Carolyn A. Wilkins is the senior deputy governor of the Bank of Canada. Gerry Gaetz is the president of Payments Canada.
A year ago, Payments Canada, the Bank of Canada, major Canadian banks and technology consortium R3 began an ambitious project – code-named Jasper. Its goal was to build and test an experimental wholesale interbank payment system, using distributed ledger technology (DLT) – the backbone of cryptocurrencies such as Bitcoin.
The wholesale payment system is a crucial, yet not well-known, part of the financial system's foundation. Operated by Payments Canada and overseen by the Bank of Canada, it is used to transfer large and time-critical funds. On average, more than $175-billion a day is cleared through the current Large Value Transfer System in Canada.
Meanwhile, DLT – a decentralized electronic database shared between multiple parties – is now being considered and tested across a range of financial applications. Wholesale payments systems appear to be natural candidates for DLT applications, given their relative simplicity.
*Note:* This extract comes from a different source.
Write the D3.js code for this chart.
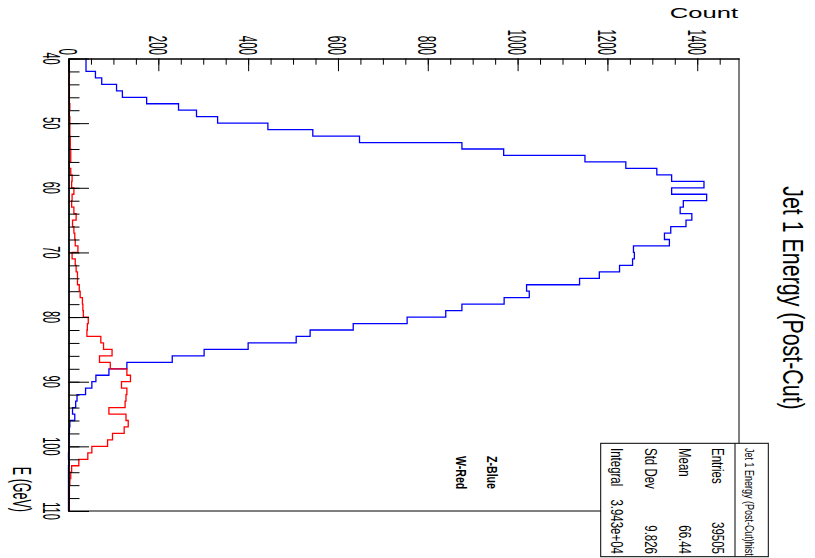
<!DOCTYPE html>
<html>
<head>
<meta charset="utf-8">
<script src="https://cdn.jsdelivr.net/npm/d3@7"></script>
<style>
  html, body { margin: 0; padding: 0; background: #fff; }
  svg { display: block; }
  text { font-family: "Liberation Sans", Arial, Helvetica, sans-serif; fill: #000; }
</style>
</head>
<body>
<svg id="chart" width="815" height="558"></svg>
<script>
// ---- data ----
const binLow = [40,41,42,43,44,45,46,47,48,49,50,51,52,53,54,55,56,57,58,59,
                60,61,62,63,64,65,66,67,68,69,70,71,72,73,74,75,76,77,78,79,
                80,81,82,83,84,85,86,87,88,89,90,91,92,93,94,95,96,97,98,99,
                100,101,102,103,104,105,106,107,108,109];
const zBlue = [39,39,60,74,107,120,174,245,285,332,
               444,544,648,876,969,1150,1241,1310,1343,1415,
               1343,1421,1369,1362,1388,1375,1341,1327,1338,1258,
               1260,1256,1227,1182,1138,1020,1026,970,876,840,
               754,634,538,507,400,302,231,130,90,61,
               52,38,19,16,9,14,3,2,1,1,
               1,0,1,0,0,0,0,0,0,0];
const wRed = [1,1,2,1,2,2,2,3,2,3,
              3,3,4,4,5,5,2,5,8,7,
              12,8,7,12,17,9,12,14,15,21,
              8,15,17,20,20,24,26,31,32,33,
              44,42,41,72,78,97,69,93,130,138,
              118,130,128,126,90,128,133,124,98,87,
              52,43,23,7,5,3,2,2,1,1];
const binWidth = 1;
const countMajorTicks = [0,200,400,600,800,1000,1200,1400];
const countMinorTicks = [0,50,100,150,200,250,300,350,400,450,500,550,600,650,700,750,800,850,900,950,1000,1050,1100,1150,1200,1250,1300,1350,1400,1450];
const energyMajorTicks = [40,50,60,70,80,90,100,110];
const energyMinorTicks = [40,42,44,46,48,50,52,54,56,58,60,62,64,66,68,70,72,74,76,78,80,82,84,86,88,90,92,94,96,98,100,102,104,106,108,110];
const titleText = "Jet 1 Energy (Post-Cut)";
const statsHeader = "Jet 1 Energy (Post-Cut)hist";
const statsLabels = ["Entries","Mean","Std Dev","Integral"];
const statsValues = ["39505","66.44","9.826","3.943e+04"];
const legendLabels = ["Z-Blue","W-Red"];

// ---- layout (rotated ROOT canvas) ----
const svg = d3.select("#chart");
const E = d3.scaleLinear().domain([40,110]).range([58.5,511]);   // energy -> screen y
const C = d3.scaleLinear().domain([0,1493]).range([68.5,739]);   // count  -> screen x

function vtext(parent, x, y, str, size, k, anchor, weight) {
  return parent.append("text")
    .attr("transform", `translate(${x},${y}) rotate(90) scale(1,${k})`)
    .attr("font-size", size)
    .attr("text-anchor", anchor)
    .attr("font-weight", weight || "normal")
    .text(str);
}

// histograms
function stepPoints(vals) {
  return vals.flatMap((v,i) => [[v, binLow[i]], [v, binLow[i] + binWidth]]);
}
const line = d3.line().x(d => C(d[0])).y(d => E(d[1]));
svg.append("path").attr("d", line(stepPoints(zBlue)))
  .attr("fill","none").attr("stroke","#0000ff").attr("stroke-width",1.3);
svg.append("path").attr("d", line(stepPoints(wRed)))
  .attr("fill","none").attr("stroke","#ff0000").attr("stroke-width",1.3);

// frame
svg.append("line").attr("x1",C(0)).attr("x2",C(1493)).attr("y1",E(110)).attr("y2",E(110)).attr("stroke","#000").attr("stroke-width",1);
svg.append("line").attr("x1",C(1493)).attr("x2",C(1493)).attr("y1",E(40)).attr("y2",E(110)).attr("stroke","#000").attr("stroke-width",1);

// count axis (top), ticks pointing inward
svg.append("g").attr("transform",`translate(0,${E(40)})`)
  .call(d3.axisTop(C).tickValues(countMinorTicks).tickSizeInner(-6.2).tickSizeOuter(0).tickFormat(""));
svg.append("g").attr("transform",`translate(0,${E(40)})`)
  .call(d3.axisTop(C).tickValues(countMajorTicks).tickSizeInner(-12.7).tickSizeOuter(0).tickFormat(""));
// energy axis (left)
svg.append("g").attr("transform",`translate(${C(0)},0)`)
  .call(d3.axisLeft(E).tickValues(energyMinorTicks).tickSizeInner(-11).tickSizeOuter(0).tickFormat(""));
const ge2 = svg.append("g").attr("transform",`translate(${C(0)},0)`)
  .call(d3.axisLeft(E).tickValues(energyMajorTicks).tickSizeInner(-20.5).tickSizeOuter(0).tickFormat(""));
svg.selectAll(".domain").attr("stroke","#000").attr("stroke-width",1);
svg.selectAll(".tick line").attr("stroke","#000").attr("stroke-width",1);
ge2.select(".domain").attr("stroke-width",1.6);

// tick labels
countMajorTicks.forEach(t => vtext(svg, C(t) - 9.5, 55, String(t), 11.5, 2.3, "end"));
energyMajorTicks.forEach(t => vtext(svg, 43, E(t), String(t), 11, 2.2, "middle"));

// axis titles
vtext(svg, 13, 512, "E (GeV)", 12.5, 2.1, "end");
svg.append("text").attr("transform","translate(738,18) scale(1.66,1)")
  .attr("font-size",15.4).attr("text-anchor","end").text("Count");

// title
vtext(svg, 783, 298, titleText, 21.4, 1.35, "middle");

// legend
vtext(svg, 487, 456, legendLabels[0], 10.6, 1.35, "start", "bold");
vtext(svg, 456, 456, legendLabels[1], 10.6, 1.35, "start", "bold");

// stats box
const box = {x: 600.7, y: 443.3, w: 167.6, h: 113.4};
svg.append("defs").append("clipPath").attr("id","statclip")
  .append("rect").attr("x",box.x).attr("y",box.y).attr("width",box.w).attr("height",box.h);
svg.append("rect").attr("x",box.x).attr("y",box.y).attr("width",box.w).attr("height",box.h)
  .attr("fill","#fff").attr("stroke","#000").attr("stroke-width",1);
svg.append("line").attr("x1",735).attr("x2",735).attr("y1",box.y).attr("y2",box.y+box.h).attr("stroke","#000");
const clipG = svg.append("g").attr("clip-path","url(#statclip)");
vtext(clipG, 745, 448, statsHeader, 9, 1.45, "start");
const rowBase = [712, 679, 645, 611];
statsLabels.forEach((s,i) => vtext(svg, rowBase[i], 448, s, 11.5, 1.5, "start"));
statsValues.forEach((s,i) => vtext(svg, rowBase[i], 554, s, 11.5, 1.5, "end"));
</script>
</body>
</html>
And thanks to recent enhancements, DLT is now better designed for this critical infrastructure.
So the natural question is: Could DLT underpin an entire wholesale payment system?
The answer is maybe one day, but there remain many hurdles to overcome.
Let's start with the "maybe one day."
Our experiment, done in two phases, demonstrated that it's indeed possible to settle wholesale payments on a distributed ledger. Our work also found that such a system could meet some, but not all, of the core international principles for financial market infrastructure. In the second phase of the project, we even successfully incorporated an innovative liquidity savings mechanism – a queuing process that greatly increases efficiency by allowing institutions to net some of their payments. And while cost savings wouldn't likely come from the core system, distributed ledger platforms could potentially enable savings by lowering back-office reconciliation costs.
Now for the hurdles. Several important gaps and fundamental challenges remain.
One is the need for privacy around transactions in wholesale payments systems. This is incompatible with some versions of decentralized digital ledgers – which operate under an assumption that everything is publicly observable at a certain level.
While we were able to address this privacy constraint in our second phase, the fix made the system susceptible to the risk of a single point of failure – something present in current systems but that was supposed to disappear with distributed ledgers.
Another hurdle was scalability, which is still an issue in some versions of DLT. While other versions can achieve greater transaction rates by moving away from a fully decentralized framework, this can reduce resiliency and lessen some of the expected potential cost savings.
The bottom line is that a stand-alone DLT wholesale system is unlikely to match the efficiency and net benefits of a centralized system. In fact, at its heart, there exists a fundamental inconsistency or tension between a centralized wholesale interbank payment system, as we have now, and the decentralization inherent in DLT.
At the end of the day, interbank systems must be safe, secure, efficient and resilient, and they must meet all international standards. DLT-based platforms are just not there yet.
Perhaps the biggest lesson from Project Jasper is just how valuable public-private sector collaboration can be to gaining understanding and moving things forward. We encountered and overcame a number of complex technical challenges, and we were able to work effectively together, yielding important insights into each others' perspectives along the way.
There are a host of further avenues that may be worth exploring, and these sorts of experiments offer a collaborative way forward to do just that. Our present view is that the biggest net benefits, if any, would likely lie in the interaction of a DLT-based wholesale payments system with broader financial market infrastructure.
Therefore, one area for future research and experimentation would be to think about broadening out collateral pledging beyond just cash. Another would be to explore the integration between Project Jasper and other types of DLT-based financial market infrastructures, domestically or internationally. This could yield efficiency increases from the ability to settle multiple assets (such as bonds, or money market instruments) on the same ledger.
While these represent opportunities further down the road, Canada's payments system needs to be modernized in the short term. Though it won't involve distributed ledgers, it will involve a lot of innovation and collaboration.
To that end, Payments Canada and private-sector financial institutions, with the full support of the Bank of Canada, are already under way on a multiyear initiative to modernize Canada's payments system. Our shared vision is of a system that's fast, flexible, promotes innovation and strengthens Canada's competitive position. And above all, we need a system that is safe and secure, so that Canadians can count on a financial system with solid foundations.